Tibetan student dies from self-immolation protest
A 22-year old Tibetan student from eastern Tibet burned himself to death in protest against China’s occupation of Tibet.
Lhamo Tashi set himself on fire around midnight outside a police station in Tso area in Kanlho Tibetan autonomous prefecture, China’s Gansu province on 17 September 2014. He died of his injuries.
The self-immolation protest coincided with the Chinese president Xi Jinping’s state visit to India last week.
“The Chinese police took away his body and later informed his family that Lhamo Tashi died. Despite the requests of his family members, the Chinese police refused to handover the body and cremated it themselves.

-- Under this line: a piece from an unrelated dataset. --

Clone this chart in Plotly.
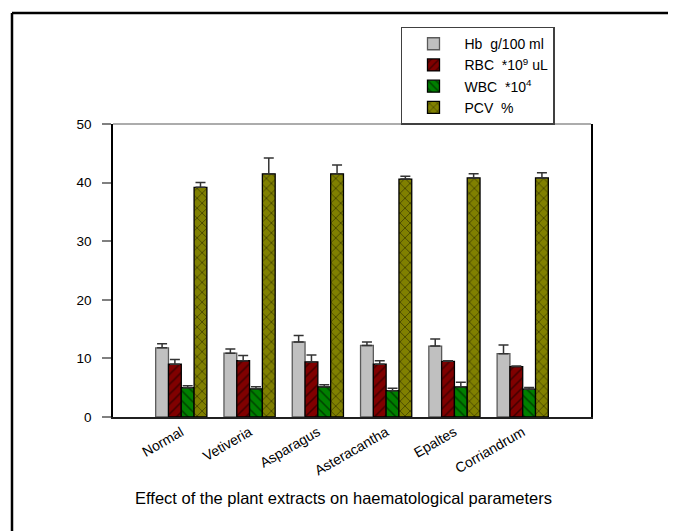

They only gave the family his ashes,” a source who has close contacts with Tibetans in Tso told TCHRD.
Lhamo Tashi is the 131st Tibetan to self-immolate and the 113th to die. The self-immolators have demanded Tibet’s freedom and the return of the Dalai Lama to Tibet.
The People’s Republic of China (PRC) considers the self-immolators terrorists. In December 2012, the PRC introduced legislation criminalizing self-immolations and punishing everyone who expresses sympathy for them.
China’s highest court, the Supreme People’s Court, stated that the self-immolations were the result of “pre-mediated coordination and organization of antagonistic forces inside and outside of China in a plot to split the state, damage the unity of the nationalities, and disrupt the social order.”
Lhamo Tashi was from Amchok village, Bora Township, Sangchu County, Kanlho Tibetan Autonomous Prefecture, Gansu Province. A student of a teacher training school in Kanlho, he is survived by his father Choepa Tsering, mother Dukar Tso, and his two brothers.